Best Concerts of Sziget 2017 #3: Kasabian

I hereby solemnly promise to spare you any of the discourses of a running bore (or any other type of bore, for that matter, but mercifully I have not yet seen the light of either veganism or some exotic cult, nor do I plan to.) However, indulge me the pleasure of telling you that Kasabian are my absolute go to when it comes to running music. I have experimented with several other bands and even came up with a couple of purpose built playlists, but then I realized I was just wasting my time instead of simply pushing shuffle to the Kasabian discography.

Admittedly, you’ll get a couple of slow tracks, but they’re the perfect breather in between periods when you don’t simply run (and particularly don’t jog- nobody dares jog to Fast Fuse)- you swagger. There’s just an extra cockiness to the tunes which makes your passing an arthritic gentleman a feat of illustrious bravery and when you turn the corner under Árpád bridge, you don’t slow down for the bend but speed up, like entering the roaring stadium with a record breaking marathon time.

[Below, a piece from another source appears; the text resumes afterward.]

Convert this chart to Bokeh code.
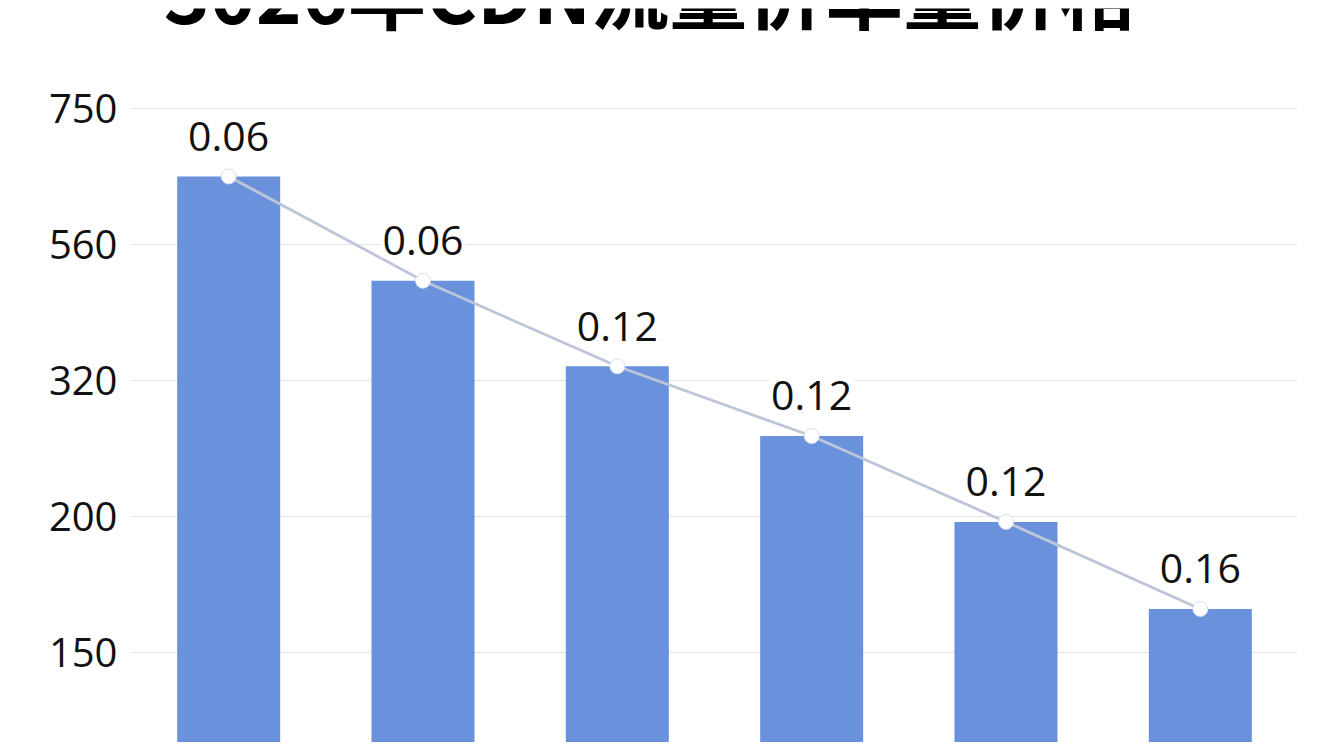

If you want to max the feeling out, the best choice is the live recording of their King Power Stadium concert, held in the wake of Leicester’s miraculous title winning campaign. Here come the tracks interspersed with the occasional banter, singing happy birthday to mums and Claudio Ranieri explaining with a clipped Italian accent how his team would go out to the field to Kasabian songs, the underdog waiting for the day of their fall. The four second improvement of your lap time hardly bears comparison with Leicester toppling one Premiership giant after another, but for about another four seconds, it will still feel like it.

Their Sziget gig was obviously not as emotionally charged as the one in Leicester, few, perhaps none of their concerts will ever have all the planets aligning quite like that, but it was still evident that they reveled in a headline slot that should have been theirs much earlier. All good Kasabian concerts have a strange element to them: they seem to be almost self-indulgent, the bullish quality of the tunes and the Tom-Serge bromance coming to the forefront, with lots of manly hugging, calls for mosh pit action and Serge only temporarily remembering that he’s also meant to play that guitar- lucky for Tom that he’s not really supposed to man any instrument himself.

But it’s exactly this lightheartedness that makes them so compelling in the end: these are excellent songs, absolute hit material by guitar music standards, filling the giant field in front of the Main Stage with the special static only the select few are capable to project. Why not make it look fun then, why not make it look simple, like they’re hardly trying and just chatting with us about football, the weather and girls, why not make it look, pardon me, ee-zeh. Because somebody has to take it ee-zeh for all of us mortal sinners, and these lads from Leicester have taken it upon themselves to try. And when you’re trying something to Kasabian songs well, it’s elementary: you succeed.